For sure, the talks could break down over the money, but I fully expect Mrs May to fudge that. When the decks are cleared over this and expat rights, the main issue of substance will be the transitional deal. That is where Mrs May could find herself eating crow, and just maybe she will find it too much to bear and will walk out. May equals mayhem, so to speak.
My money, though, is a fudge covered by "spin", especially as she seems to be ready to ditch her principles and allow free movement to continue through the transition period. This, according to the Mail, could extend to five years while the free trade deal is negotiated.
In that article, the Mail has changed its tune about closing the deal, writing that: "Mrs May insisted the Brexit deal could be completed within two years, but acknowledged that the full trade deal, which would have to be signed off by every EU parliament, might take longer".
This means that the spin-meisters are going to have their work cut out. Mrs May has already started, by confusing "transition" with "implementation", but no doubt they will emphasise the prime minister's "success" in extracting us from the EU (not).
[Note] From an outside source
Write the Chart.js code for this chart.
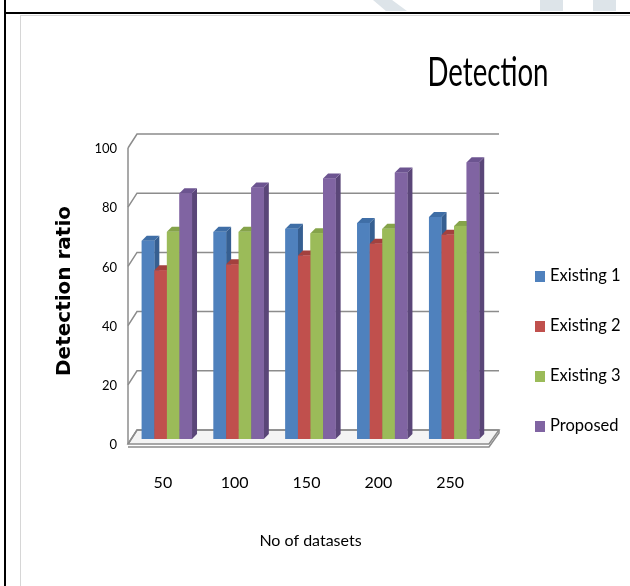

Details will be glossed over and she will be presented as the victor whom we must choose in the general election to close the deal.
I would not care to bet on it, but it would not surprise me if some genius coins the slogan: "give me the tools and I'll finish the job", while everybody conveniently forgets that any lack of closure will be entirely down to the prime minister's poor judgement.
Despite that, Downing Street currently insists that Mrs May's position has not changed, only that "her language has shifted to bring her more closely in line with the EU's Brexit negotiating draft". It seems that anything goes in this crazy world, where the media read nothing and rely on court gossip for their reports.